#### What is expected
Copy the material below verbatim from the line with "Generate a web" to the line with "['48%', '58%', '68%', '72%', '73%', '72%', '70%', '61%'];", both lines included, omitting pictures and every line outside that range.
# Start of Given information
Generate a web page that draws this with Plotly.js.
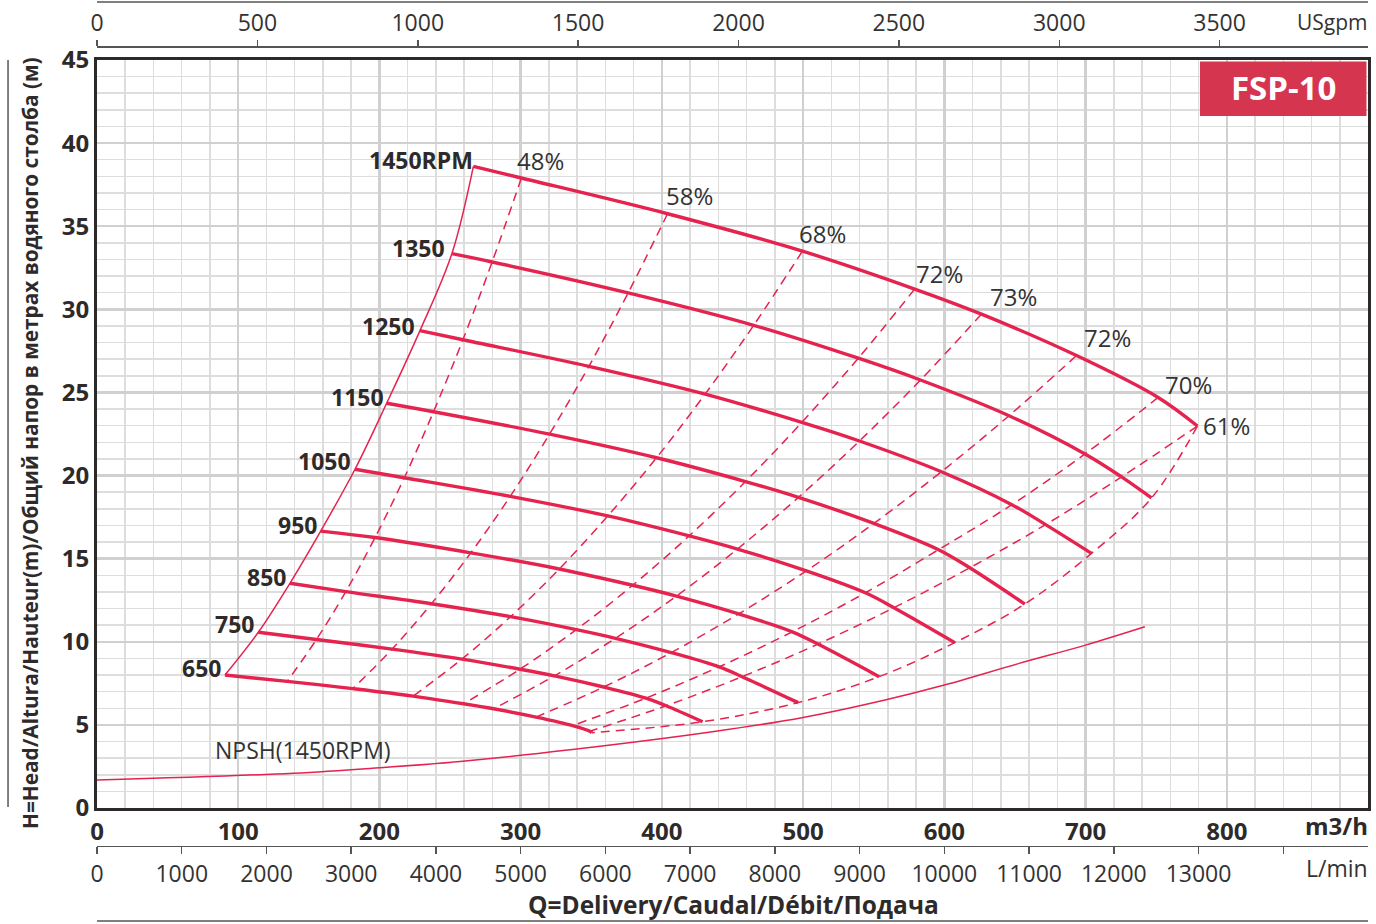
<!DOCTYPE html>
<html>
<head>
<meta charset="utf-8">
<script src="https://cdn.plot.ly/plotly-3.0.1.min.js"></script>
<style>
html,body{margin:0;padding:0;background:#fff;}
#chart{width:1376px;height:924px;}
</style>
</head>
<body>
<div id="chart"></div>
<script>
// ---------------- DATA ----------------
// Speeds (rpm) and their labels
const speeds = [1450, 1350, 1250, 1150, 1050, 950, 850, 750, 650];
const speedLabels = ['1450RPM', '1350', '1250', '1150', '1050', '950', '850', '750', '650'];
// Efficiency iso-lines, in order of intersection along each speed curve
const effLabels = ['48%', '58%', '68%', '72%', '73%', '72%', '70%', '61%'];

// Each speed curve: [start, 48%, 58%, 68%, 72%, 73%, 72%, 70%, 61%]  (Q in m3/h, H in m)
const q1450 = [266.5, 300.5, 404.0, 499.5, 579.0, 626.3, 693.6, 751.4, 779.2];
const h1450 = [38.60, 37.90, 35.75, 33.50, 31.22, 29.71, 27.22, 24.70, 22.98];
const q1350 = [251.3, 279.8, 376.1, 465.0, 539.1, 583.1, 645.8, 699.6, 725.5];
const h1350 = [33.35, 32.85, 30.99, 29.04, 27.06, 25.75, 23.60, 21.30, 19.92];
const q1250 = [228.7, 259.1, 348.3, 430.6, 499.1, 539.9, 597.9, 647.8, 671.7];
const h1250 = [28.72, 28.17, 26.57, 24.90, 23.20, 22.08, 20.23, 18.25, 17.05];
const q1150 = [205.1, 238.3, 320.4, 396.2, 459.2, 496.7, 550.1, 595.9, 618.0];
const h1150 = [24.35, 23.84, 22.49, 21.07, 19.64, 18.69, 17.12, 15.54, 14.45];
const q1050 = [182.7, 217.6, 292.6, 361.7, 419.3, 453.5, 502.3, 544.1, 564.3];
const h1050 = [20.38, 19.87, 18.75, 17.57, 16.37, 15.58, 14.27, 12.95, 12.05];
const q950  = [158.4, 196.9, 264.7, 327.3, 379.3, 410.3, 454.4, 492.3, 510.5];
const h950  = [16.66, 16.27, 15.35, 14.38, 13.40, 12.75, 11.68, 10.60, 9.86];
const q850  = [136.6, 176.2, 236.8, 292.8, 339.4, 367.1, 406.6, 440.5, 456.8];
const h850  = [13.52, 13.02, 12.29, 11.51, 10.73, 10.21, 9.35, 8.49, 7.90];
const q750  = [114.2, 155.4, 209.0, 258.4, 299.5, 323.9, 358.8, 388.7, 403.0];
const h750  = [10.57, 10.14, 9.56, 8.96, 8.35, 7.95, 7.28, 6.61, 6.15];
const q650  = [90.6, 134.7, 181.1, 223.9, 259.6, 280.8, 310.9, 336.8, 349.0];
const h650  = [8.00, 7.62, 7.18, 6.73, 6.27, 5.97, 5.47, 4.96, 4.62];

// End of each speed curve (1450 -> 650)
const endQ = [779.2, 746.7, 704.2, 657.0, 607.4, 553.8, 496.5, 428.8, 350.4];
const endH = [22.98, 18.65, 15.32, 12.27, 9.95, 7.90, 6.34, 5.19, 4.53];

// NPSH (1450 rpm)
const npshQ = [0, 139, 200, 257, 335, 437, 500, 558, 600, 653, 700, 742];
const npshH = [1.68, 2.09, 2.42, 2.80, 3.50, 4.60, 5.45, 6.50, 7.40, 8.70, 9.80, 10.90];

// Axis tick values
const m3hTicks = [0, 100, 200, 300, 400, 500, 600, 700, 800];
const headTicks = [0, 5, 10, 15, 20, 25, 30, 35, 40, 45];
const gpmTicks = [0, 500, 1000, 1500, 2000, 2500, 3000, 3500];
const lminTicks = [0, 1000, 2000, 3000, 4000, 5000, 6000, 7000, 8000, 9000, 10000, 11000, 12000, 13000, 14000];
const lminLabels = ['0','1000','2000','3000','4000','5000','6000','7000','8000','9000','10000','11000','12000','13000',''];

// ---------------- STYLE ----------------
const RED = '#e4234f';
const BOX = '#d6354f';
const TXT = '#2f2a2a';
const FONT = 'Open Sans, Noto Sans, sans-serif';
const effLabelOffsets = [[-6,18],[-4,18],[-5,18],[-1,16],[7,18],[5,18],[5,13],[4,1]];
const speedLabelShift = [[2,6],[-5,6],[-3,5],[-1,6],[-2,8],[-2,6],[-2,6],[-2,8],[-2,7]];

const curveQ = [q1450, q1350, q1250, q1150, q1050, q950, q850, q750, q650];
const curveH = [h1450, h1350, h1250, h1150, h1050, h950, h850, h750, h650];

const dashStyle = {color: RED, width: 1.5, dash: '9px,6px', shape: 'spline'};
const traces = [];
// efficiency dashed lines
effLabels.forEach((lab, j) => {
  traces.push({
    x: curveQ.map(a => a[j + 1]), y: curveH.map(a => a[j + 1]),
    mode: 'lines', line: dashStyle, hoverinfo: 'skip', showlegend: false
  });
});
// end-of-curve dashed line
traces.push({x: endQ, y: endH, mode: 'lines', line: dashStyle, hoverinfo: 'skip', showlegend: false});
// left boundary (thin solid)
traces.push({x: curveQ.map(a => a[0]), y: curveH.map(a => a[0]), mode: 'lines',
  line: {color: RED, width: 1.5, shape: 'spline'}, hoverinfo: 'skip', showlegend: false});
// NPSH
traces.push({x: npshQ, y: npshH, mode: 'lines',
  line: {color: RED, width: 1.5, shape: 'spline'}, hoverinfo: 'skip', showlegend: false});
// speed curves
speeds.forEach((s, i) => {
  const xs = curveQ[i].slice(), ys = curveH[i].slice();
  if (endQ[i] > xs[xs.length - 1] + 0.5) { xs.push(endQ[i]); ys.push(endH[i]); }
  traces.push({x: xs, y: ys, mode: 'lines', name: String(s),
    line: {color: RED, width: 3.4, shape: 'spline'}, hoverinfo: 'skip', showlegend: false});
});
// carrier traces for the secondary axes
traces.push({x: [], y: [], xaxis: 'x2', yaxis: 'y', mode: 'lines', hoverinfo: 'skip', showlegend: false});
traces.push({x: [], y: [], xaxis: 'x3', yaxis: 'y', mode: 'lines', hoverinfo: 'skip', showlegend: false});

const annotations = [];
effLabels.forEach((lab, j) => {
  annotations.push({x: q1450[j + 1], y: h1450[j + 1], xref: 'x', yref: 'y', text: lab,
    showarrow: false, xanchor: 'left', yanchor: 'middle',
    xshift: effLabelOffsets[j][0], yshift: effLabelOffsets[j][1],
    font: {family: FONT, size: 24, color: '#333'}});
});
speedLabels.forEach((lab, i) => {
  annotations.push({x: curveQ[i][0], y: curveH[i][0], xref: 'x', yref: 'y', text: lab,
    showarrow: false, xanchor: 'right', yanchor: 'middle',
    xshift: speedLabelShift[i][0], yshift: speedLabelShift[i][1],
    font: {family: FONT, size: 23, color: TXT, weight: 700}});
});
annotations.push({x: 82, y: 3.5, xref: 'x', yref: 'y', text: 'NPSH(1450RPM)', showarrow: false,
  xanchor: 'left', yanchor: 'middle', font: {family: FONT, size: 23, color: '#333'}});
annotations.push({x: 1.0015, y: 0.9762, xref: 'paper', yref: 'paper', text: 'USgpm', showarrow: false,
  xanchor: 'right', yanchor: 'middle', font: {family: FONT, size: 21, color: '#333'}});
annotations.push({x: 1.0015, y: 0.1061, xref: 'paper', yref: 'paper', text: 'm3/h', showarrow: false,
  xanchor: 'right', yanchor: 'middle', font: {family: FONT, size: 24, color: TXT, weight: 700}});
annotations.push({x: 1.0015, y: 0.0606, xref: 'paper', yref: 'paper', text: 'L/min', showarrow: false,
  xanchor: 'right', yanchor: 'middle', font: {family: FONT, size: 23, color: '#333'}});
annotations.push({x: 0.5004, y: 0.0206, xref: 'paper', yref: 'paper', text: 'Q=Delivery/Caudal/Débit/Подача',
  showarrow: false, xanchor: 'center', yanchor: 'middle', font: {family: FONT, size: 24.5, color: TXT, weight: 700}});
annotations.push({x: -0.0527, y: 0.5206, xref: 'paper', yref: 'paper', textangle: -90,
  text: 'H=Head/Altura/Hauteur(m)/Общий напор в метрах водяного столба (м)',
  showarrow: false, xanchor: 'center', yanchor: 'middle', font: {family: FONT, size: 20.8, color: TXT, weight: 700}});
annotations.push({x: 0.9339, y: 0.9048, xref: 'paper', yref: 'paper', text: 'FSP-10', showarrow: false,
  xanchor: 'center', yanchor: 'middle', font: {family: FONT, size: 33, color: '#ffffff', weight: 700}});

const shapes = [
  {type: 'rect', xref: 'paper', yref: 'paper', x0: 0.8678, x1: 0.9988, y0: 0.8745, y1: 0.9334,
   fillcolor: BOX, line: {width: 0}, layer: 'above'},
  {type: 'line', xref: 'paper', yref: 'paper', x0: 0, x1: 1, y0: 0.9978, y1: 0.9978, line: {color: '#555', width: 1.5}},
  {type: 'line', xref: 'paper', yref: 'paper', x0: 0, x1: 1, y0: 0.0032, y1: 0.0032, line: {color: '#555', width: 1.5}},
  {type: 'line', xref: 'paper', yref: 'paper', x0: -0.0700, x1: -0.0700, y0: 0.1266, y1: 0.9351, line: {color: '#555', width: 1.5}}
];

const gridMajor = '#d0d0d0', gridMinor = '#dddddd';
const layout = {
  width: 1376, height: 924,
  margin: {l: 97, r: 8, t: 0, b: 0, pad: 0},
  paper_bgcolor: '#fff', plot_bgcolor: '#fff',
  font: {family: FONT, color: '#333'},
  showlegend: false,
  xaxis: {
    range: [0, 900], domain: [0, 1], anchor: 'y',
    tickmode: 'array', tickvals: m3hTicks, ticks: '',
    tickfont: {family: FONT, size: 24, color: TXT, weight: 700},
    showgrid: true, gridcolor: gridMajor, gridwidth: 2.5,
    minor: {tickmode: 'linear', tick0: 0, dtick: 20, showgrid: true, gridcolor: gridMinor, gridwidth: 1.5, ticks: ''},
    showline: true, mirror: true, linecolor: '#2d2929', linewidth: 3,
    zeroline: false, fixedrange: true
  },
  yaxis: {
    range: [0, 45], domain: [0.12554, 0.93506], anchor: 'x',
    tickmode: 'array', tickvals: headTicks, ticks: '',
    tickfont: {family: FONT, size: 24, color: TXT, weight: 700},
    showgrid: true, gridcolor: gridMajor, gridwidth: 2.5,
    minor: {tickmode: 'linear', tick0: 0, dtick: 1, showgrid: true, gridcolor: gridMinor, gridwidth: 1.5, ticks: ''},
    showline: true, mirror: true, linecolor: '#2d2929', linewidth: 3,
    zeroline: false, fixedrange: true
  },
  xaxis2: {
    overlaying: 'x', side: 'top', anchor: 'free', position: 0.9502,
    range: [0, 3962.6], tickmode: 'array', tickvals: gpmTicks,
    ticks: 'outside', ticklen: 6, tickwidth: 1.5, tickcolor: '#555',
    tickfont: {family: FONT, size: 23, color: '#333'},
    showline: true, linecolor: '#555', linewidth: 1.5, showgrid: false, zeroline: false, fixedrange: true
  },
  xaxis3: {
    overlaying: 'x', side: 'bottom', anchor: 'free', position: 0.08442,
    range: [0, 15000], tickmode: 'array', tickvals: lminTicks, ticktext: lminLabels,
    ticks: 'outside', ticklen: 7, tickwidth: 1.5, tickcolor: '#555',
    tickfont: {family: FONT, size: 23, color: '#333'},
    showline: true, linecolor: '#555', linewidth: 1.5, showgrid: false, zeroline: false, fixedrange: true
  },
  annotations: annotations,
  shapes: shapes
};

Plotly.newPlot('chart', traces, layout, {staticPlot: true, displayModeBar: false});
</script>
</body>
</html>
# End of Given information
# Start of Given information
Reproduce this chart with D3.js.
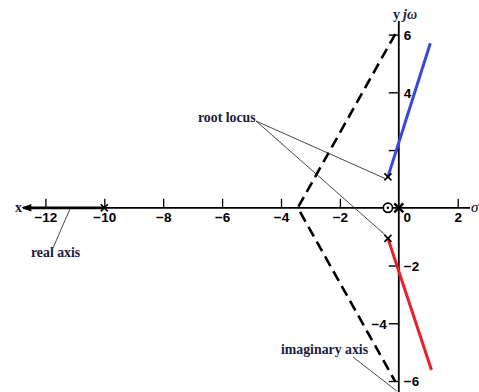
# End of Given information
#### Response
Generate a web page that draws this with Plotly.js.
<!DOCTYPE html>
<html>
<head>
<meta charset="utf-8">
<script src="https://cdn.plot.ly/plotly-3.0.1.min.js"></script>
<style>
html,body{margin:0;padding:0;background:#fff;}
#chart{width:1376px;height:924px;}
</style>
</head>
<body>
<div id="chart"></div>
<script>
// ---------------- DATA ----------------
// Speeds (rpm) and their labels
const speeds = [1450, 1350, 1250, 1150, 1050, 950, 850, 750, 650];
const speedLabels = ['1450RPM', '1350', '1250', '1150', '1050', '950', '850', '750', '650'];
// Efficiency iso-lines, in order of intersection along each speed curve
const effLabels = ['48%', '58%', '68%', '72%', '73%', '72%', '70%', '61%'];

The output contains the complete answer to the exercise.